Gather, Yarmouth

It’s a dreary, Wednesday night, but as soon as I enter the yellow house on Main Street, the chill is gone and warmth envelops me. Although it’s only been open a few weeks, Gather already feels cozy, lived-in, and familiar.

Perhaps it’s because people have been gathering here for decades. Originally a historic Masonic Hall built in the late 1800s, it has been a place to shop, work, and catch up with friends and neighbors. It’s fitting then that owner Matt Chappell has recreated the communal dining experience of the past by making the centerpiece of the room a 16-foot, family-style table.

The restaurant is one big room with an open kitchen located a few steps up on a stage. The bar lines one wall, booths line the other, and the communal table—made from maple bowling alley lanes—takes up the middle of the dining room. There’s a play area in one corner with toys and books, and a lounge area near the kitchen with a couch and overstuffed chairs.

There’s nothing pretentious about the ambiance, the food, or the service. Kate, our server, is friendly, knowledgeable, and attentive. She talks about the evening’s specials, menu selection, and beverages with ease. I can tell she understands and enjoys the food.

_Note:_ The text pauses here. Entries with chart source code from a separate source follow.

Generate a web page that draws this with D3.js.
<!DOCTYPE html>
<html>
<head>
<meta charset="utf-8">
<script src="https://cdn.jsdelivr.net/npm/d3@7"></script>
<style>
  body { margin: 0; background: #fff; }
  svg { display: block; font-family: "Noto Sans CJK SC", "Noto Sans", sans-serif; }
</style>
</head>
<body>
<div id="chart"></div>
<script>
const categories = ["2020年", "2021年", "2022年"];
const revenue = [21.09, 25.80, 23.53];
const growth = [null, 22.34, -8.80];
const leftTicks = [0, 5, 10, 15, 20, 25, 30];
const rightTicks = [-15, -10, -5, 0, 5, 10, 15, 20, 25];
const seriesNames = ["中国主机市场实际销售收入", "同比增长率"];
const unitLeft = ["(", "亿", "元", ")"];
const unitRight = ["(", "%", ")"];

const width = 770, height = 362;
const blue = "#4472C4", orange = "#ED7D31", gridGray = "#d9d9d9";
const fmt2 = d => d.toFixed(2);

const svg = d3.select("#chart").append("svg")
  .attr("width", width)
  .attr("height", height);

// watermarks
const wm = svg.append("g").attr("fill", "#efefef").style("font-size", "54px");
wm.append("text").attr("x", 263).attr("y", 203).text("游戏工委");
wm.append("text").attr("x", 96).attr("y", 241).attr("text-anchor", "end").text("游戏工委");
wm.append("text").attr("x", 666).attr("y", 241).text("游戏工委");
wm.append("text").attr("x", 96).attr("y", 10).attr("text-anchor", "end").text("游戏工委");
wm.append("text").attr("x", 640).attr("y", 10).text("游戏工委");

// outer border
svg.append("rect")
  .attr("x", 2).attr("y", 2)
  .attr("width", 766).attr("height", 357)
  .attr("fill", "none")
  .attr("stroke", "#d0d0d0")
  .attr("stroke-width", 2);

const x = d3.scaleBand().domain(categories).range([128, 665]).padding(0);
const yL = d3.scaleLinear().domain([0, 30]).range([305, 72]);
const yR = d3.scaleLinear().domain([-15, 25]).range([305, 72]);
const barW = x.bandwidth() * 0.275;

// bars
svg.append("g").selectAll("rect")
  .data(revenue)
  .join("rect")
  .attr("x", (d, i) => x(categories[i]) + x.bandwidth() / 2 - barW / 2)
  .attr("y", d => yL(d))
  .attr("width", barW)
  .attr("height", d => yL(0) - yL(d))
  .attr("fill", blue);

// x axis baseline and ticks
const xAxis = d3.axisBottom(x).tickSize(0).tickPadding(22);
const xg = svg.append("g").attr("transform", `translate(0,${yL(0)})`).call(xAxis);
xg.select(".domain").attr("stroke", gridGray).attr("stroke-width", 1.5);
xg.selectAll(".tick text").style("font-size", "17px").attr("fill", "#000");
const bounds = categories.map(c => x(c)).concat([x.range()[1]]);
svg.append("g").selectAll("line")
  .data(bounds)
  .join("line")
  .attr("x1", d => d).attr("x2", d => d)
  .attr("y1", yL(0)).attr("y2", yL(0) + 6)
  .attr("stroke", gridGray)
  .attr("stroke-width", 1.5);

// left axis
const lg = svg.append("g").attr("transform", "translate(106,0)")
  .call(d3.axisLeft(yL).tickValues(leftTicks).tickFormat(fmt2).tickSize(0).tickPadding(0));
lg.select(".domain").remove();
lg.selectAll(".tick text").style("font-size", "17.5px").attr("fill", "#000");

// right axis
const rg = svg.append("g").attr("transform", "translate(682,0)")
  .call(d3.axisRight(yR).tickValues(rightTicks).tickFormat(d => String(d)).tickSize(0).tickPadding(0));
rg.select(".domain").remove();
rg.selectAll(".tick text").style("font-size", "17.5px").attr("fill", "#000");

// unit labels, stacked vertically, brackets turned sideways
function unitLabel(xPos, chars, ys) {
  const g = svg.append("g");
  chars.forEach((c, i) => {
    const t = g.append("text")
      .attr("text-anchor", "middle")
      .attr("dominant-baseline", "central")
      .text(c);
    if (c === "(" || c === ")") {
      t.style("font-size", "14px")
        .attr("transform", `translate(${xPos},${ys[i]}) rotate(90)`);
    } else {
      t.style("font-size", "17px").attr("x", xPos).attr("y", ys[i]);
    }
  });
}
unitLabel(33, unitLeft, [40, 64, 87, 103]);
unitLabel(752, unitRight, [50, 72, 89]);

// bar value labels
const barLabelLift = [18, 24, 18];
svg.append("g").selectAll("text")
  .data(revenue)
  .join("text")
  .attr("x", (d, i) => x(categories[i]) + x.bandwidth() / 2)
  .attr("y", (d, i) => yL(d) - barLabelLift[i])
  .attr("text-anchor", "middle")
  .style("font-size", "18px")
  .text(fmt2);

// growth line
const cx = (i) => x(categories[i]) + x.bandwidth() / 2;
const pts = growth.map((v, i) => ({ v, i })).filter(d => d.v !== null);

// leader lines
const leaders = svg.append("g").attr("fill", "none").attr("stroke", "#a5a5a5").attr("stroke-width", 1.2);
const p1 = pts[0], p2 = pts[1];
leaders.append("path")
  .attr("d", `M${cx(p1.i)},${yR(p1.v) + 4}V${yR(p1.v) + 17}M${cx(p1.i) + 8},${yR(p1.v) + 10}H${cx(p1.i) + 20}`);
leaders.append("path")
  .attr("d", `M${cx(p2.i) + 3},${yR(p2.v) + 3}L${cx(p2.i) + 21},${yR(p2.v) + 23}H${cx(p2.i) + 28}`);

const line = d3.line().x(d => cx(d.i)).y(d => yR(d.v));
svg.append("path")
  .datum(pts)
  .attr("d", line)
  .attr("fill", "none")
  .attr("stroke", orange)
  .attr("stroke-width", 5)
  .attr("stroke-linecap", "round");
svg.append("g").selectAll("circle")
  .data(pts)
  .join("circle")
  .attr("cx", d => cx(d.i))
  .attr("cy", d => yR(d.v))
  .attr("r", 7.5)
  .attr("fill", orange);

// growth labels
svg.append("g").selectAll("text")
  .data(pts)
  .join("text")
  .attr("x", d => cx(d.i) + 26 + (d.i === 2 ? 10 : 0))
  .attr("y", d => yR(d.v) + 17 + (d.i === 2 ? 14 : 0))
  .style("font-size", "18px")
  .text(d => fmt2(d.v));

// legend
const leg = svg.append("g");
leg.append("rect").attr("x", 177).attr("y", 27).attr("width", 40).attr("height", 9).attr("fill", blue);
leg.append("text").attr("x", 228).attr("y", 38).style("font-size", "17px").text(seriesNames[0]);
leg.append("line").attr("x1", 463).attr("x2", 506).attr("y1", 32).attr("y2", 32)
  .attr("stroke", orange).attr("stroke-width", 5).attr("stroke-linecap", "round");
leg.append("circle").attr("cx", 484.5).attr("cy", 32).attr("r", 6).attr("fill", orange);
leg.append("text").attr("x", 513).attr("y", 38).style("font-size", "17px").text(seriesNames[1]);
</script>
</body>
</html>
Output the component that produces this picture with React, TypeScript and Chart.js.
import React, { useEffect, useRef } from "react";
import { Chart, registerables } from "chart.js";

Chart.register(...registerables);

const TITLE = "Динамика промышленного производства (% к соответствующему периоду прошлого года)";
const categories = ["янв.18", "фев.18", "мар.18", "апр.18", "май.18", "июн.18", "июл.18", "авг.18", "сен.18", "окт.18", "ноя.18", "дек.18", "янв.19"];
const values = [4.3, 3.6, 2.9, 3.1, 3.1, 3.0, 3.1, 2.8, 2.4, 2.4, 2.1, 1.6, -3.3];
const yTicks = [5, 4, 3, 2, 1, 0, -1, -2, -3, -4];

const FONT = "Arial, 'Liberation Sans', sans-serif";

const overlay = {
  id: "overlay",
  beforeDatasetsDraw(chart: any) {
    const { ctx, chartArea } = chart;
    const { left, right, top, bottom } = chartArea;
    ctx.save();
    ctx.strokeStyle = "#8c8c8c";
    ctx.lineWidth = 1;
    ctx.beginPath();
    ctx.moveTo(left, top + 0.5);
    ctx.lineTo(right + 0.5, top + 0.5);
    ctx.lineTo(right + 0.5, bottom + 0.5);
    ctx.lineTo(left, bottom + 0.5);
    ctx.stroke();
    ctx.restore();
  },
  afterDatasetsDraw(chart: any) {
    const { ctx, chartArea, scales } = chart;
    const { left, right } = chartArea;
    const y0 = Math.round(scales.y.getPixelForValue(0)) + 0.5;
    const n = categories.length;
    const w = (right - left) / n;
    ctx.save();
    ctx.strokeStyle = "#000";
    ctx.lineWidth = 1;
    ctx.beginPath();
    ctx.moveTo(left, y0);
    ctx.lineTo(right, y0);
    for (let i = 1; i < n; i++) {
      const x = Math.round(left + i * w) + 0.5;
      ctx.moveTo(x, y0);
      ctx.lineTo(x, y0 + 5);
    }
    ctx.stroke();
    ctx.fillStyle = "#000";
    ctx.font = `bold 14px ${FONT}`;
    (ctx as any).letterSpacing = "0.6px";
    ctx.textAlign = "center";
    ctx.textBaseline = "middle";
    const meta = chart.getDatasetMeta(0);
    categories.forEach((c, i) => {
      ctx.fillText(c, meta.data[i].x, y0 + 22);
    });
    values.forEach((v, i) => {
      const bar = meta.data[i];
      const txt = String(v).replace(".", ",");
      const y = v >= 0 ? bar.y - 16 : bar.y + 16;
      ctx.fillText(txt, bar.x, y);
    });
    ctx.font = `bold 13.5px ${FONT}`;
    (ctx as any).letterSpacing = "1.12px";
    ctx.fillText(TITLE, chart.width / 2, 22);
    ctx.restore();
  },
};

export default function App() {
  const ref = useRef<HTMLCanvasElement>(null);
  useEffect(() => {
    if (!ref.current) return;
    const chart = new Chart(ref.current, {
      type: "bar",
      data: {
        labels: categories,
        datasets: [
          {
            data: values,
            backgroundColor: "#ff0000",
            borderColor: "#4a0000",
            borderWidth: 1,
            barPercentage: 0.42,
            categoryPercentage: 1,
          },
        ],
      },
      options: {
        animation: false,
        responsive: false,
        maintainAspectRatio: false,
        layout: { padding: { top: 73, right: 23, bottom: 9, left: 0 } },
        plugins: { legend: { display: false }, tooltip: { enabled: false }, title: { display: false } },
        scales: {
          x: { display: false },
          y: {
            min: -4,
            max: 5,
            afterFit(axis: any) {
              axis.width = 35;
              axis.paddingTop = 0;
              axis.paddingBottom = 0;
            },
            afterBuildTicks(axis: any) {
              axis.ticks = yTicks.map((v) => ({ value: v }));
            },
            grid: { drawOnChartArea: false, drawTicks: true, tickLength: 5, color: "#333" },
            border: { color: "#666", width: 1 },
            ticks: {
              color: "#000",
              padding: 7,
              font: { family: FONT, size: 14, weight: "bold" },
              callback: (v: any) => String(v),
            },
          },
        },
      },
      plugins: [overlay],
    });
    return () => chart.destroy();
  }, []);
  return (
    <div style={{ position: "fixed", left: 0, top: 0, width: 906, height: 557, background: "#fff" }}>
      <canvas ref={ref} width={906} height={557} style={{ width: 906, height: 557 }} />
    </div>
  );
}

I’m tempted to order one of the four regional beers available on tap, but decide to start with a glass of dry sparkling wine, a Cava Rose. There are ten wines by the glass, and a selection of bottles ranging from $19 to $46. The kid’s meals—grass-fed beef burgers, chicken skewers, or macaroni and cheese—come with homemade sodas made by executive chef Chad Conley using blueberry, lime, or mint syrups and carbonated water.

I begin with the corn and crab fritters, beets and goat cheese salad, and chicken dumpling soup. The fritters have a crunchy coating and the crab and corn filling is airy and delicate. The sambal chili mayo sauce has a kick, but isn’t too hot. For a chilly fall night, the chicken dumpling soup hits the spot. The broth is perfectly seasoned, the vegetables are fork-tender, and there’s a doughy dumpling in every bite. The salad is lightly dressed in a buttermilk citrus vinaigrette, and smoky pumpkin seeds give the dish added depth and texture.

As I enjoy the homemade bread—spongy, with a great crust—I have a chance to look around the dining room. There’s a large party celebrating a birthday, a father and four boys eating pizza, a group of women enjoying a girls’ night out, and a few professionals winding down at the bar. The walls are decorated with old farming tools, baskets, and birdhouses. Of the 80 seats, about 50 are taken, and the room is filled with music, laughter, and chatter.

I pass on the 12-inch, thin crust Neapolitan-style pizza, although the pie of the day—bacon and potato—–is tempting. I’m intrigued by the salmon with yogurt-dill puree and Gulf of Maine hake with fingerling potatoes and creamed spinach, but that ensures a future visit.

Instead, I order the black bean and quinoa veggie burger. Conley says he wants the veggie burger to be just as succulent and mouth-watering as a hamburger, and he achieves that by adding cumin and coriander and using nutritional yeast and tamari—a Japanese, gluten-free soy sauce. Thanks to the addition of pan-fried mushrooms and poblano peppers, the burger has a roasted, hearty flavor. It’s served with avocado slices and alfalfa sprouts on a homemade wheat bun, with french fries and pickles.

The portion sizes are substantial, and even though I’m satisfied, I order the cookie plate and a warm brownie with ice cream and caramel sauce. The cookies—lemon cardamom, ginger snap, and chocolate sugar—are tasty, but the brownie transports me back to my childhood. The center is cooked in that gooey, just-out-of-the-oven way, and the edges are a little chewy, just like I remember. The vanilla ice cream on top of the brownie instantly melts, making a runny caramel and vanilla sauce.

I finish the meal feeling comforted and full, and I know that this is more than just a new restaurant—it’s a place for friends and families to share a meal, a conversation, a bottle of wine. It’s the place to go for a homemade meal when you have no time to cook. It’s a place to congregate after a sporting event, a school board meeting, and a long day at the office. With a seasonal, locally focused menu, I know I’ll be back with my friends and family to experience this sense of community again and again.